Kenyans wait for Obama’s historic win in US election
By Winsley Masese and Isaac Ongiri
Kenyans across the country on Tuesday united in following the US elections, where Barack Obama — whose father was Kenyan — was largely expected to win.
In Nyanza, residents spent most of the day glued to their television sets and radios.
"I don’t know whether I am excited or sad. I am feeling something strange in me and it’s all about Obama," said Abisai Omollo, a vendor in Kisumu.
Residents began gathering in large groups by 2pm when voting began in the US. Many of them were following events from TVs and radios in social places.
Mzee Christopher Ojienda, said the euphoria surrounding the US presidential elections in Kenya was because Obama has his roots in Kenya. "It’s also about his charisma. Many people want to identify with him. He is a role model," he said.
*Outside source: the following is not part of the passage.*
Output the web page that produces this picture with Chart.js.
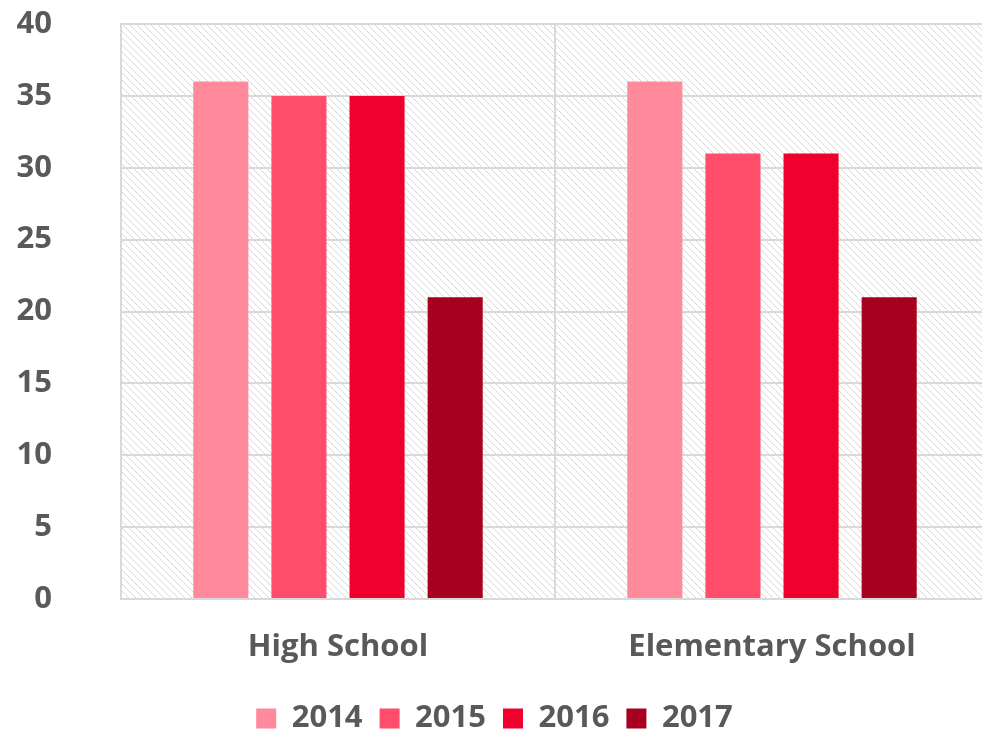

The Obama bug had even bitten villagers in far flung areas of Nyanza where FM radio stations became handy in monitoring the elections.
"I will not sleep today until I hear the final results, " said Michael Obiero, a teacher in Nyando District.
Mrs Jane Okuto, a Kisumu street vendor was holding her breath. "We are to going togain greatly because he has been an inspiration to many," she said.
"Obama is like a brother to many of us and we feel proud and if he wins the presidency," she added.
At the Kisumu Bus Park, the discourse was dominated with an Obama victory. Wearing badges, tee-shirts, bearing the portrait of Obama, they expressed confidence that the world would experience change in a big way.
And Nairobi joined the rest of the World in monitoring the US presidential elections.
Though it was a working day, several Nairobi residents put on in T-shirts bearing Obama’s portrait while others pined badges on their lapels.
Motorists stuck pro-Obama campaign materials on their vehicles as public transport vehicles played music in his praise.
Huge billboard advertising the Obama campaign was the centre of attraction for many city dwellers that stood at the junction of Uhuru and Haile Selassie highway at gazed at the digitally powered advert.
Any product bearing the image of Obama, a man whose father Obama Snr was Kenyan, was precious enough.
Hotels and restaurants mounting huge TV screens were also attracted customers out to catch a glimpse of what was going on in the US elections.
Some city residents’ preference for a certain brand of beer was also evident in a number of bars as excitement grew.
"Most patrons are asking for Senator, while those who could not afford went for Senator Keg," said a city bar manager.
At Nairobi’s River Road, music stores played music glorifying the Democratic presidential candidate, which also sold like hot cakes.
Big screens were set to be mounted at the KICC and the Carnivore Restaurant for city dwellers to watch the live relay of voting exercise in the US.
News of the death of Obama’s grandmother dampened the mood of most of his supporters in Nairobi but elation returned when news flash showed the senator had won Hampshire against McCain was received.